As Spooner saw it, natural law was to be part of everyone's life, including the rights given at birth: life, liberty, and the pursuit of happiness. The Framers of the U.S. government also saw natural law as a sound basis for creating the Constitution. Its preamble implies that the powers of the U.S. government come from "the People". Spooner believed that "if there be such a principle as justice, or natural law, it is the principle, or law, that tells us what rights were given to every human being at his birth". This means that Spooner believed that everyone has the same rights from birth, regardless of color or sex or state decree.[citation needed]
Being against the American Civil War as being about conquest when it should have been about slavery in the United States and witnessing the hardships brought along by the Reconstruction Era, Spooner felt the Constitution completely violated natural law, and thus was voided. By allowing for the institution of slavery to take place, the United States was taking away the fundamental rights of the many enslaved people who were born on American soil. According to Spooner, an enslaved person's rights were to be the same as everyone else's due to their birth qualifications. As an outspoken abolitionist, Spooner did not believe that any American should be treated differently under the natural law.[citation needed]
In the years before writing No Treason, Lysander Spooner had already expressed his disapproval of slavery in his essay The Unconstitutionality of Slavery (1845, 1860), considered by many American abolitionists of his time a "comprehensive, libertarian theory of constitutional interpretation". His main argument fell under the idea that the Constitution did not mention slavery. He wrote:[citation needed]
"The constitution itself contains no designation, description, or necessary admission of the existence of such a thing as slavery, servitude, or the right of property in man. We are obliged to go out of the instrument and grope among the records of oppression, lawlessness and crime – records unmentioned, and of course unsanctioned by the constitution – to find the thing, to which it is said that the words of the constitution apply. And when we have found this thing, which the constitution dare not name, we find that the constitution has sanctioned it (if at all) only by enigmatical words, by unnecessary implication and inference, by innuendo and double entendre, and under a name that entirely fails of describing the thing."
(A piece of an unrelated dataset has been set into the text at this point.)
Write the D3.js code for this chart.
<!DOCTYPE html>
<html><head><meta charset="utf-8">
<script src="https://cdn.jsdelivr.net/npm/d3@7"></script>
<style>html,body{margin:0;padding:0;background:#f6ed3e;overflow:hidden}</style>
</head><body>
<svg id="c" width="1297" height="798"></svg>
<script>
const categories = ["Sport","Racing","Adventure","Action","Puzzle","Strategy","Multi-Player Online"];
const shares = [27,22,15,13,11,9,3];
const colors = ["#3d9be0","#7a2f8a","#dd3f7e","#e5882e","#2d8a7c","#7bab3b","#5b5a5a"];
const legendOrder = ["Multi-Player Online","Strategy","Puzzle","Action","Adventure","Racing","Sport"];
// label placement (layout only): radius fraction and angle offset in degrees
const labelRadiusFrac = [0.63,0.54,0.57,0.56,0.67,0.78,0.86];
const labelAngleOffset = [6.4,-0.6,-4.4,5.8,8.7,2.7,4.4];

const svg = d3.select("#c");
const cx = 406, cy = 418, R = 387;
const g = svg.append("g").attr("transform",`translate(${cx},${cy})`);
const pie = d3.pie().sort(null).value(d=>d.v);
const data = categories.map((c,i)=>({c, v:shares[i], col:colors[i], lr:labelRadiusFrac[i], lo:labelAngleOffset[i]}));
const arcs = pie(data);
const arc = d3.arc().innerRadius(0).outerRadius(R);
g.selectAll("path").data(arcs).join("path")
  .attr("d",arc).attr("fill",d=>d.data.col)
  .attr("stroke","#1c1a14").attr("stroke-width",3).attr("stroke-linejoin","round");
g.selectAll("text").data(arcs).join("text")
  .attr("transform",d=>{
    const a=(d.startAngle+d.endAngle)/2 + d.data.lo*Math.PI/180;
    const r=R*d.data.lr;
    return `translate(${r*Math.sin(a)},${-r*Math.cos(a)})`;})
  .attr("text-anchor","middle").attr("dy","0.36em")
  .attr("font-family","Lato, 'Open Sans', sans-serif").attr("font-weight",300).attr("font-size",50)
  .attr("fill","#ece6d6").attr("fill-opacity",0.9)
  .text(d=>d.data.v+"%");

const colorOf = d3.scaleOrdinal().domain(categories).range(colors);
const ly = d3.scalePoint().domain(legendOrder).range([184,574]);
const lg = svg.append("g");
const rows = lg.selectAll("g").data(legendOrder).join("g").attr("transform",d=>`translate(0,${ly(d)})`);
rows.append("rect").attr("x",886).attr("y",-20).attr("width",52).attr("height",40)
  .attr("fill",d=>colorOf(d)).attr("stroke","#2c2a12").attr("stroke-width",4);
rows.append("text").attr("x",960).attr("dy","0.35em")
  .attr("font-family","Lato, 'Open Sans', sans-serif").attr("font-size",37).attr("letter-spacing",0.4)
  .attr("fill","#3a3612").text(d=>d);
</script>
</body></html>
While each of Spooner's three essays claims voidance of the Constitution, each focuses on specific aspects.[citation needed]
"The question of treason is distinct from that of slavery; and is the same that it would have been, if free States, instead of slave States, had seceded. On the part of the North, the war was carried on, not to liberate the slaves, but by a government that had always perverted and violated the Constitution, to keep the slaves in bondage; and was still willing to do so, if the slaveholders could thereby [be] induced to stay in the Union. The principle, on which the war was waged by the North, was simply this: That men may rightfully be compelled to submit to, and support, a government that they do not want; and that resistance, on their part, makes them traitors and criminals."
No Treason
No Treason is a composition of three essays by Lysander Spooner, an American individualist anarchist, all written in 1867: No. 1, No. 2: "The Constitution", and No. 6: "The Constitution of No Authority". No essays between No. 2 and No. 6 were ever published under the authorship of Spooner.
A lawyer by training, a strong abolitionist, radical thinker, and individualist anarchist, Spooner wrote these specific pamphlets to express his discontent with the state and its legitimizing documents in the United States, the U.S. Constitution. He strongly believed in the idea of natural law, which he also described as "the science of justice" and called "the science of all human rights; of all man's rights of person and property; of all his rights to life, liberty, and the pursuit of happiness".
As Spooner saw it, natural law was to be part of everyone's life, including the rights given at birth: life, liberty, and the pursuit of happiness. The Framers of the U.S. government also saw natural law as a sound basis for creating the Constitution. Its preamble implies that the powers of the U.S. government come from "the People". Spooner believed that "if there be such a principle as justice, or natural law, it is the principle, or law, that tells us what rights were given to every human being at his birth". This means that Spooner believed that everyone has the same rights from birth, regardless of color or sex or state decree.[citation needed]
Being against the American Civil War as being about conquest when it should have been about slavery in the United States and witnessing the hardships brought along by the Reconstruction Era, Spooner felt the Constitution completely violated natural law, and thus was voided. By allowing for the institution of slavery to take place, the United States was taking away the fundamental rights of the many enslaved people who were born on American soil. According to Spooner, an enslaved person's rights were to be the same as everyone else's due to their birth qualifications. As an outspoken abolitionist, Spooner did not believe that any American should be treated differently under the natural law.[citation needed]
In the years before writing No Treason, Lysander Spooner had already expressed his disapproval of slavery in his essay The Unconstitutionality of Slavery (1845, 1860), considered by many American abolitionists of his time a "comprehensive, libertarian theory of constitutional interpretation". His main argument fell under the idea that the Constitution did not mention slavery. He wrote:[citation needed]
"The constitution itself contains no designation, description, or necessary admission of the existence of such a thing as slavery, servitude, or the right of property in man. We are obliged to go out of the instrument and grope among the records of oppression, lawlessness and crime – records unmentioned, and of course unsanctioned by the constitution – to find the thing, to which it is said that the words of the constitution apply. And when we have found this thing, which the constitution dare not name, we find that the constitution has sanctioned it (if at all) only by enigmatical words, by unnecessary implication and inference, by innuendo and double entendre, and under a name that entirely fails of describing the thing."
While each of Spooner's three essays claims voidance of the Constitution, each focuses on specific aspects.[citation needed]
"The question of treason is distinct from that of slavery; and is the same that it would have been, if free States, instead of slave States, had seceded. On the part of the North, the war was carried on, not to liberate the slaves, but by a government that had always perverted and violated the Constitution, to keep the slaves in bondage; and was still willing to do so, if the slaveholders could thereby [be] induced to stay in the Union. The principle, on which the war was waged by the North, was simply this: That men may rightfully be compelled to submit to, and support, a government that they do not want; and that resistance, on their part, makes them traitors and criminals."